Here is where Hawking plays his trump card. He states by fiat that the space-time of the universe began as a random fluctuation that was constrained to be in a space that was compact but unbounded, as is the surface of the sphere. The compactness ensures predictability, and the no-boundary condition is claimed to predict the spontaneous creation of an exponentially expanding universe. From infinitesimally small beginnings, our present universe emerged. Its vastness and its near, but not complete smoothness, are naturally explained, or as Hawking would have it, predicted. Prediction is actually an overstatement: the occurrence of inflation is the key to understanding the universe around us, and one does not need the no-boundary condition to set the stage for inflation. Inflation may have happened anywhere, and must have happened somewhere via a chance quantum fluctuation. Nevertheless, we are left with the persuasive argument for compactness to allow predictability, and thereby ensure the forward flow of time.

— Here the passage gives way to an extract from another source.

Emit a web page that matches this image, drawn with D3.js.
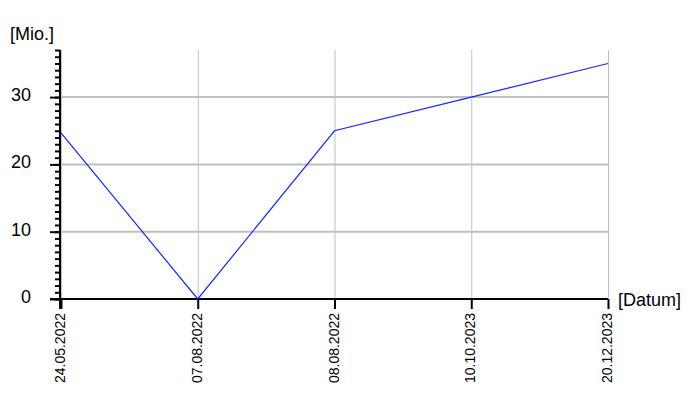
<!DOCTYPE html>
<html><head><meta charset="utf-8">
<script src="https://cdn.jsdelivr.net/npm/d3@7"></script>
<style>body{margin:0;background:#fff}svg{display:block}text{font-family:"Liberation Sans",Arial,sans-serif}</style>
</head><body>
<svg id="c" width="700" height="400"></svg>
<script>
const categories = ["24.05.2022","07.08.2022","08.08.2022","10.10.2023","20.12.2023"];
const values = [24.7, 0, 25, 30, 35];
const yTicks = [0, 10, 20, 30];
const yMinorTicks = d3.range(0, 38, 1);
const yLabel = "[Mio.]";
const xLabel = "[Datum]";

const svg = d3.select("#c");
const x = d3.scalePoint().domain(categories).range([61, 608]);
const y = d3.scaleLinear().domain([0, 37]).range([299, 50]);

// grid
svg.append("g").selectAll("line").data(categories).join("line")
  .attr("x1", d => x(d) + 0.5).attr("x2", d => x(d) + 0.5)
  .attr("y1", y(37)).attr("y2", y(0))
  .attr("stroke", "#c0c0c0").attr("stroke-width", 1);
svg.append("g").selectAll("line").data(yTicks.filter(d => d > 0)).join("line")
  .attr("x1", x.range()[0]).attr("x2", x.range()[1])
  .attr("y1", d => y(d)).attr("y2", d => y(d))
  .attr("stroke", "#c0c0c0").attr("stroke-width", 2);

// minor y ticks
svg.append("g").call(d3.axisLeft(y).tickValues(yMinorTicks).tickSize(5).tickFormat(""))
  .attr("transform", "translate(60,0)")
  .call(g => g.select(".domain").remove())
  .call(g => g.selectAll("line").attr("stroke", "#000").attr("stroke-width", 2));

// major y ticks + labels
svg.append("g").attr("transform", "translate(60,0)")
  .call(d3.axisLeft(y).tickValues(yTicks).tickSize(10).tickPadding(19))
  .call(g => g.select(".domain").remove())
  .call(g => g.selectAll("line").attr("stroke", "#000").attr("stroke-width", 2))
  .call(g => g.selectAll("text").attr("font-size", 18).attr("fill", "#000")
     .attr("dy", "3.5px")
     .attr("font-family", "'Liberation Sans',Arial,sans-serif"));

// y axis line
svg.append("line").attr("x1", 60).attr("x2", 60).attr("y1", y(37)).attr("y2", y(0) + 10)
  .attr("stroke", "#000").attr("stroke-width", 2);

// x axis
svg.append("g").attr("transform", `translate(0,${y(0)})`)
  .call(d3.axisBottom(x).tickSize(10).tickSizeOuter(0))
  .call(g => g.select(".domain").remove())
  .call(g => g.selectAll("line").attr("stroke", "#000").attr("stroke-width", 2))
  .call(g => g.selectAll("text")
     .attr("font-size", 14).attr("fill", "#000")
     .attr("font-family", "'Liberation Sans',Arial,sans-serif")
     .attr("text-anchor", "end")
     .attr("transform", "rotate(-90)")
     .attr("x", -14).attr("y", 0).attr("dy", "3.5px"));
svg.append("line").attr("x1", 50).attr("x2", x.range()[1]).attr("y1", y(0)).attr("y2", y(0))
  .attr("stroke", "#000").attr("stroke-width", 2);

// data line
const line = d3.line().x((d, i) => x(categories[i])).y(d => y(d));
svg.append("path").datum(values).attr("d", line)
  .attr("fill", "none").attr("stroke", "#1428ff").attr("stroke-width", 1.2);

// labels
svg.append("text").attr("x", 10).attr("y", 40).attr("font-size", 18).text(yLabel);
svg.append("text").attr("x", 618).attr("y", 306).attr("font-size", 18).text(xLabel);
</script>
</body></html>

If Hawking is correct, the arrow of time requires the universe to be closed, destined to terminate in a fiery big crunch. If Penrose's view prevails, the arrow of time is determined by the inexorable expansion of the universe, and the accompanying growth of irregularity and chaos: the universe expands forever into a bleak and desolate heat death. These are glorious predictions, and it is by no means beyond hope that astronomers will learn the answer within the next decade.

Joseph Silk is professor of astronomy and physics, University of California, Berkeley.